Work required: Everything from the first line down to the line containing "from bokeh.resources import INLINE" is to be retyped exactly, both ends included, with pictures left out.
____
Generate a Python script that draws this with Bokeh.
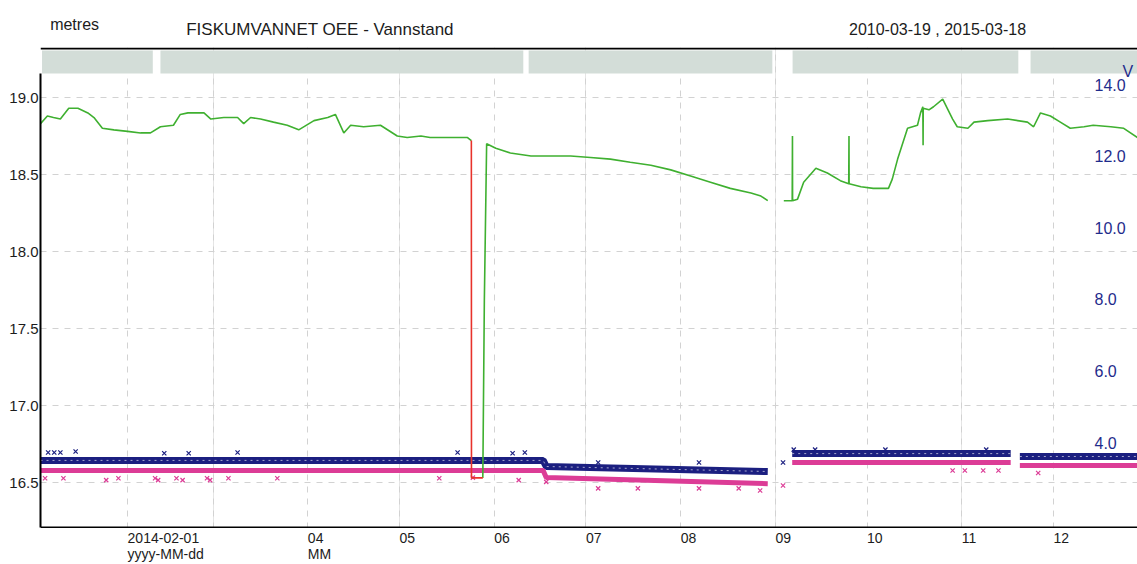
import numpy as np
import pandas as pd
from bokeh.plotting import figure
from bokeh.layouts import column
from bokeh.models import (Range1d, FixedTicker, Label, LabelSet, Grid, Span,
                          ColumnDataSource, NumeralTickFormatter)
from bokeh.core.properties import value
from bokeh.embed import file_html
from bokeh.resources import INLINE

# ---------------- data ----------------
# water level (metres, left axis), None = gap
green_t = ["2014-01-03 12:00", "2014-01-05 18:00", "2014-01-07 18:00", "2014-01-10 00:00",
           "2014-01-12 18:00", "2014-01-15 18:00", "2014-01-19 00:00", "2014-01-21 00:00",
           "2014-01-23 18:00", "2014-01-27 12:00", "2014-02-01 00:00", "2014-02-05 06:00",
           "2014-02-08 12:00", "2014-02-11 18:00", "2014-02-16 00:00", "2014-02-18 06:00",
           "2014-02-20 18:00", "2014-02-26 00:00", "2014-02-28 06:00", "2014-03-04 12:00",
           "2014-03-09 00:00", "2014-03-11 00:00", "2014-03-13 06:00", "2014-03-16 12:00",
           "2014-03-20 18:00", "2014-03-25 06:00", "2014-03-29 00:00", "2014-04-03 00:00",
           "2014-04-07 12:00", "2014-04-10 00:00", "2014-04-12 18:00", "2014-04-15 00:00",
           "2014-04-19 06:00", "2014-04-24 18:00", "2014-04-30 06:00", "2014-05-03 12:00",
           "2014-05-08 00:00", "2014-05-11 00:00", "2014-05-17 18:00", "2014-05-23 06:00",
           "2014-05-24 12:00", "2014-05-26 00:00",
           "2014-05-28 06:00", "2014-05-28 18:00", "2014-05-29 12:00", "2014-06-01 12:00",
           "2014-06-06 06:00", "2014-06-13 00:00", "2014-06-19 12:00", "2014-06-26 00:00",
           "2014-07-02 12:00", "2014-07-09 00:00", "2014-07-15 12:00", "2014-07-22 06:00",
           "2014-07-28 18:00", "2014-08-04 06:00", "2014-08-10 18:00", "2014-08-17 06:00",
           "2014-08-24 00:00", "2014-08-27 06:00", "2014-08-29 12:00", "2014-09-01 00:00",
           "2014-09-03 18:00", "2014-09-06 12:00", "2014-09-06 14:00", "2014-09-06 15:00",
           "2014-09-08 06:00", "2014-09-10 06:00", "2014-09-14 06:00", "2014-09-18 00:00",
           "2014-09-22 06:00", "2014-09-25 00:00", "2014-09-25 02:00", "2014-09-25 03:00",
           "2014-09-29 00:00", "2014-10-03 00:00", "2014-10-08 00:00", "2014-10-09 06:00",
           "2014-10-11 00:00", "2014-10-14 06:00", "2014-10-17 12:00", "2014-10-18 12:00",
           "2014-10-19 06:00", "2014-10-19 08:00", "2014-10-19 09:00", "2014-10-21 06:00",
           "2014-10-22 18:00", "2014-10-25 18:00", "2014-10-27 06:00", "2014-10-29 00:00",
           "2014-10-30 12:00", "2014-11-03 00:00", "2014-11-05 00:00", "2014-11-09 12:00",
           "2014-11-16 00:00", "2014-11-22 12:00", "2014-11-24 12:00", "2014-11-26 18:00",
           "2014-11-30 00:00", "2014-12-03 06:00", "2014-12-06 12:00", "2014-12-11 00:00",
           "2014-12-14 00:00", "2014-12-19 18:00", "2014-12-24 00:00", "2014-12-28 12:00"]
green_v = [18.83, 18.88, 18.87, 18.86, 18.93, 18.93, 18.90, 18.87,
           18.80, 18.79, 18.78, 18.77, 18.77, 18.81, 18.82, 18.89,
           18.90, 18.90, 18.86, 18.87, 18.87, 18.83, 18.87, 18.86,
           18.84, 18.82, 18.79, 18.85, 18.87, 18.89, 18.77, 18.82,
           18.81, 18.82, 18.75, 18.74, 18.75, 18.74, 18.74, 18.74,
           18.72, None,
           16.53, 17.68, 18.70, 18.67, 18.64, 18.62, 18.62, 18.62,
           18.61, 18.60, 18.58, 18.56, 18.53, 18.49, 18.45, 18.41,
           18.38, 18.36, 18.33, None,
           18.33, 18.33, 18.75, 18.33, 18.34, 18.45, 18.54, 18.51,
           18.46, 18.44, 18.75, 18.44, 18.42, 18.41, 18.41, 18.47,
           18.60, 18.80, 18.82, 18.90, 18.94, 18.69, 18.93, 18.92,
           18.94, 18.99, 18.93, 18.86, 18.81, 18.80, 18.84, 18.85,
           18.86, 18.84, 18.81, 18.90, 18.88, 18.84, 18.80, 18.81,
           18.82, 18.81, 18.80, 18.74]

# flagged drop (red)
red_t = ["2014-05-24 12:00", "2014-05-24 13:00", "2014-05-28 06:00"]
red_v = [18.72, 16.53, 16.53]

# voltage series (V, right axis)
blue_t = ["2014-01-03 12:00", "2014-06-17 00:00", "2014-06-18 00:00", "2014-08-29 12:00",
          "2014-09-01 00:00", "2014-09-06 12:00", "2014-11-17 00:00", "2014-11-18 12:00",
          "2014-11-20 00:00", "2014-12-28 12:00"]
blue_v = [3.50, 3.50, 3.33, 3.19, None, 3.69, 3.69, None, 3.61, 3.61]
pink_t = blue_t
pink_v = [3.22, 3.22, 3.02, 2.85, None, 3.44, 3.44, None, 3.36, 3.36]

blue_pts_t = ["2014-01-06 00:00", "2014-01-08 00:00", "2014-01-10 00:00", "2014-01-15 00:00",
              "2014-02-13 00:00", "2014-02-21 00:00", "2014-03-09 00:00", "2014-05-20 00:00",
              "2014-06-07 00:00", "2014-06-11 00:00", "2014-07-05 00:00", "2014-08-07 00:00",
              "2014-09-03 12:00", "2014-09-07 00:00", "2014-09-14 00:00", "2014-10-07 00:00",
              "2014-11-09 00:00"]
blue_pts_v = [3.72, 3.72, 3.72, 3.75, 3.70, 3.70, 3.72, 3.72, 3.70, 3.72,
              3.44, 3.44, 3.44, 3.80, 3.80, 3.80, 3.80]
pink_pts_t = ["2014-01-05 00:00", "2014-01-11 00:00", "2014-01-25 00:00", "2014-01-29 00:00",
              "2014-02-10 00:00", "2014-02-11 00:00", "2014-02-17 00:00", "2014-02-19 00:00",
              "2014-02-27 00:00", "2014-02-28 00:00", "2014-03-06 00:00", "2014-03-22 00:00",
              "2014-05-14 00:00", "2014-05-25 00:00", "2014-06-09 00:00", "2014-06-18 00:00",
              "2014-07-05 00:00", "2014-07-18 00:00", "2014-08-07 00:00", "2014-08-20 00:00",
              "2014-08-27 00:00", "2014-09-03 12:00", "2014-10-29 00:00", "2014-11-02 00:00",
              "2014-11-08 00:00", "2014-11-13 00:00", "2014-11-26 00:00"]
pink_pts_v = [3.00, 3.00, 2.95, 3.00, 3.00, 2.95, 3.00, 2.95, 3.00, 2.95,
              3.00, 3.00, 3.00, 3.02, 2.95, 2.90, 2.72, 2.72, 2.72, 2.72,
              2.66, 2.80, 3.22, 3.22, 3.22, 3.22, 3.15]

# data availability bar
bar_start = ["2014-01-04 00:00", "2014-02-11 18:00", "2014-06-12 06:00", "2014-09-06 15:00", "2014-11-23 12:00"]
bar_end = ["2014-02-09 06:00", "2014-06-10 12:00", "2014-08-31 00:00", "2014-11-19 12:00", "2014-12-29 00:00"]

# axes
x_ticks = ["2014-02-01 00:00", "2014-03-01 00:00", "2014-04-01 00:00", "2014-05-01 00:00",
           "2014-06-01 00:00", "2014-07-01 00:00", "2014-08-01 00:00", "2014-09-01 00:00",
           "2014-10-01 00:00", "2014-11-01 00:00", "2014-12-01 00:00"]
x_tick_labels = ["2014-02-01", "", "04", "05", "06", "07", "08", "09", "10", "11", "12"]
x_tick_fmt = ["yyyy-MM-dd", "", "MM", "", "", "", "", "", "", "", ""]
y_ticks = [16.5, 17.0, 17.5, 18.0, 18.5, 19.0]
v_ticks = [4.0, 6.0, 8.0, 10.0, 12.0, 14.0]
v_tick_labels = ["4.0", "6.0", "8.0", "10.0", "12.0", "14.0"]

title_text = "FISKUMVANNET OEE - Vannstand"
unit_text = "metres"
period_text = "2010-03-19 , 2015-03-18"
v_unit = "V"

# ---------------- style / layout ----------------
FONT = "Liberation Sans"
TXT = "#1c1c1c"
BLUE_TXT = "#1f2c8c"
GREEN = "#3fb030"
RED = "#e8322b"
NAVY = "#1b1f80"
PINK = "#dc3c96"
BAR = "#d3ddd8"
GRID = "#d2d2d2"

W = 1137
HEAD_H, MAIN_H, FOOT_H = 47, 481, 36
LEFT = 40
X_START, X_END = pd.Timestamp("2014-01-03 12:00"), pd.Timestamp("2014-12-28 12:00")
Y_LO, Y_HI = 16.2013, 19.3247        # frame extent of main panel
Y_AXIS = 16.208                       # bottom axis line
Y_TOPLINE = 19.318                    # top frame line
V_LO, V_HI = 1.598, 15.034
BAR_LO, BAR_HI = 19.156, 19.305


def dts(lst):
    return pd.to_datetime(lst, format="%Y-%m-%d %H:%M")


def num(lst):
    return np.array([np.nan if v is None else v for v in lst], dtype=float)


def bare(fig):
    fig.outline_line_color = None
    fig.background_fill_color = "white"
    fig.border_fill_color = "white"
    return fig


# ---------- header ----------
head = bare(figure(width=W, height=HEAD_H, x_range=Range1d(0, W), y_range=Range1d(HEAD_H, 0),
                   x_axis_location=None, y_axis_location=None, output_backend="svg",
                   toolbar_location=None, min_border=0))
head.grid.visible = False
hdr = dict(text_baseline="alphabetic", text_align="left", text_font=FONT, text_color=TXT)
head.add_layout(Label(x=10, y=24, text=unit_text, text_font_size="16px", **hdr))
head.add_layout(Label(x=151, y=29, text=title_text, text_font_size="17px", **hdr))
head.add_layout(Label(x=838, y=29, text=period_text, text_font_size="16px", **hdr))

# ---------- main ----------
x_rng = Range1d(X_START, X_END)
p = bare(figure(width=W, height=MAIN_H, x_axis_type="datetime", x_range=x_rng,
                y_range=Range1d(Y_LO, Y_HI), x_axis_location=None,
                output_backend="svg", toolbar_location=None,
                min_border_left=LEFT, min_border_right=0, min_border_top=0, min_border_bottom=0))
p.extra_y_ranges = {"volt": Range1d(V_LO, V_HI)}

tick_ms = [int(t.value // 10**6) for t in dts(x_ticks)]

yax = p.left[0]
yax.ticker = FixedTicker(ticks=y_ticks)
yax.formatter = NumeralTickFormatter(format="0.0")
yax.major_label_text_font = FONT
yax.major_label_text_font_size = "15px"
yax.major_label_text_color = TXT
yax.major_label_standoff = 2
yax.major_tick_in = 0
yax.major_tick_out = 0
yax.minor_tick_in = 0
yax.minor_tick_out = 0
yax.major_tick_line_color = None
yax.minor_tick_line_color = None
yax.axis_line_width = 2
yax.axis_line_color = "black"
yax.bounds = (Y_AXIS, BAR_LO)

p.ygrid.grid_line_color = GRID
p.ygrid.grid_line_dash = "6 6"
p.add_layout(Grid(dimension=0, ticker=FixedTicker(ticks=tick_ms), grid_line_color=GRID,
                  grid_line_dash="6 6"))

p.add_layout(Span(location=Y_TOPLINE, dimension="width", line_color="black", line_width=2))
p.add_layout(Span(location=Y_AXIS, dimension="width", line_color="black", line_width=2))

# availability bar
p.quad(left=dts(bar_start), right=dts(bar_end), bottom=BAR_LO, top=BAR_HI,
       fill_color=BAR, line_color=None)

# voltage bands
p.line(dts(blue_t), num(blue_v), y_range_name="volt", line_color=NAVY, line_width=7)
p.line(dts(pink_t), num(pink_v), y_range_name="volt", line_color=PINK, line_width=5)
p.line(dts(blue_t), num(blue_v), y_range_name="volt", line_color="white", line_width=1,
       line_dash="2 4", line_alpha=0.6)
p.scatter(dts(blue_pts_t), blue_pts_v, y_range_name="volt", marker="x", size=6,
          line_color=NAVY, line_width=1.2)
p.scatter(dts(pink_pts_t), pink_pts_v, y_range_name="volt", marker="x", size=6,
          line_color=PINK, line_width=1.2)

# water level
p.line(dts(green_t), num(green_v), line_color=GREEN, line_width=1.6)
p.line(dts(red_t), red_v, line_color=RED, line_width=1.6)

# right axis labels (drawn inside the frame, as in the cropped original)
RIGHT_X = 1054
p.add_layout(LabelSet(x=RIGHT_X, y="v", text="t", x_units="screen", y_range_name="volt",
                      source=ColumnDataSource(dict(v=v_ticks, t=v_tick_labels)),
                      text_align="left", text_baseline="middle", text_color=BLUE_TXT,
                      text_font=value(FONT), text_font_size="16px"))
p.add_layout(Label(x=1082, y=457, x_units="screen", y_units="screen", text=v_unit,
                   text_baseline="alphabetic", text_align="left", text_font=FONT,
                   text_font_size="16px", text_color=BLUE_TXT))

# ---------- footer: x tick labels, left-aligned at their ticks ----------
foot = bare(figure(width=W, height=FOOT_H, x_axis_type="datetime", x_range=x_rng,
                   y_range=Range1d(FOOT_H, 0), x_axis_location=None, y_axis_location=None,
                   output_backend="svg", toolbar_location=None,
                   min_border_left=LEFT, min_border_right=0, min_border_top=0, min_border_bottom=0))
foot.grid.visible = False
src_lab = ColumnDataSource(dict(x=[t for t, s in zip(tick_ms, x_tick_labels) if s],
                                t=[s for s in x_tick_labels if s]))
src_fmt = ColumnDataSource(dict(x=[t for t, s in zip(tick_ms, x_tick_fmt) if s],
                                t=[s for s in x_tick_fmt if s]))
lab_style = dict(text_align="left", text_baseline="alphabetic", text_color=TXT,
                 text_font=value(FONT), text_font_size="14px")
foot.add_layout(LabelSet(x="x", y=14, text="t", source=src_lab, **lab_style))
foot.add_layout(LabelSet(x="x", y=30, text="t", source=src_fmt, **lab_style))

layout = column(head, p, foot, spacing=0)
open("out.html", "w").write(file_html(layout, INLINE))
____
Answer for this exercise:
Generate a Python script that draws this with Bokeh.
import numpy as np
import pandas as pd
from bokeh.plotting import figure
from bokeh.layouts import column
from bokeh.models import (Range1d, FixedTicker, Label, LabelSet, Grid, Span,
                          ColumnDataSource, NumeralTickFormatter)
from bokeh.core.properties import value
from bokeh.embed import file_html
from bokeh.resources import INLINE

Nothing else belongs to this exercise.